The staff sergeants house to be used as a provision store. Homes on the left side to be used as offices and board room. The canteens were to be converted into a church and adjoining building turned into a mortuary.

Dwyer observed that "a considerable amount of good work had been done for the money expended". He recommended that the drains should be tested and electric light extended to the ground floor.

He was willing to sanction a second 500 with a note that further payment would depend on plan specifications and estimates being approved first. The Board acknowledged receipt of a further advance of 550 on 25th June 1923.

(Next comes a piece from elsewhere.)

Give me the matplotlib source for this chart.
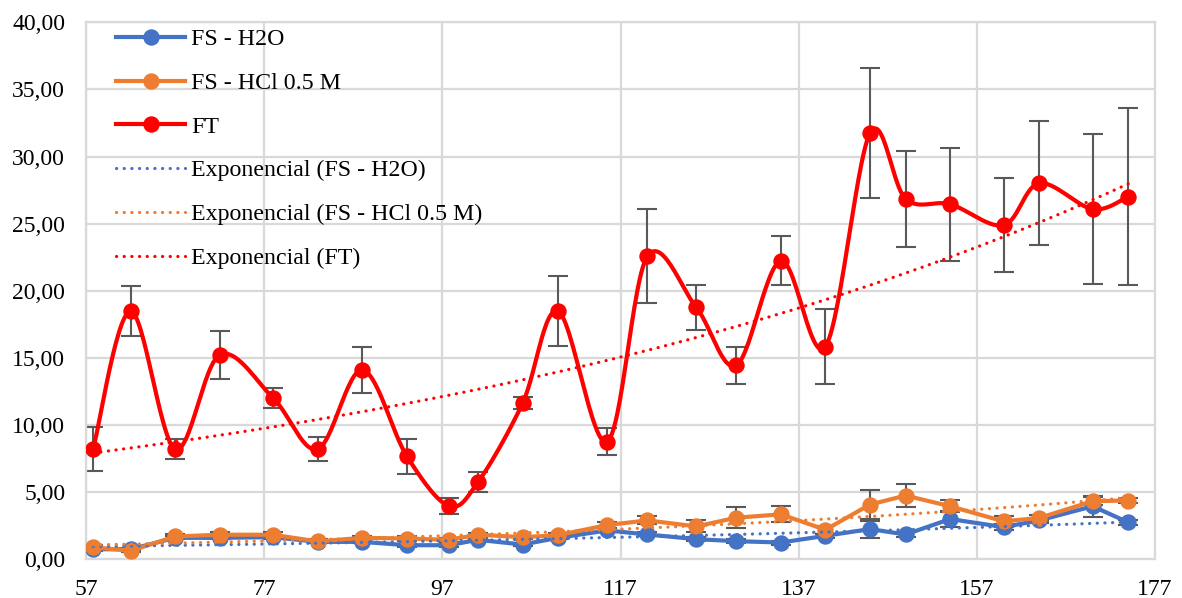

By October Rev. J. Killian, Chairman of the Board felt that they had secured a permanent County Home in Carlow. He said he had accepted the position of Chairman in order to help secure this objective and he tendered his resignation. It was unanimously resolved that he consider his decision and retain his position as chairman of the Board of Health until a new Board had been appointed.

However, on the 26th November Rev. J. Killian appeared before the Board and "in view of the possible action of the Military Authorities to resume possession of the present County Home [the Barracks]" he decided to continue as chairman during this new threat.

There were 171 inmates in the County Home at this time.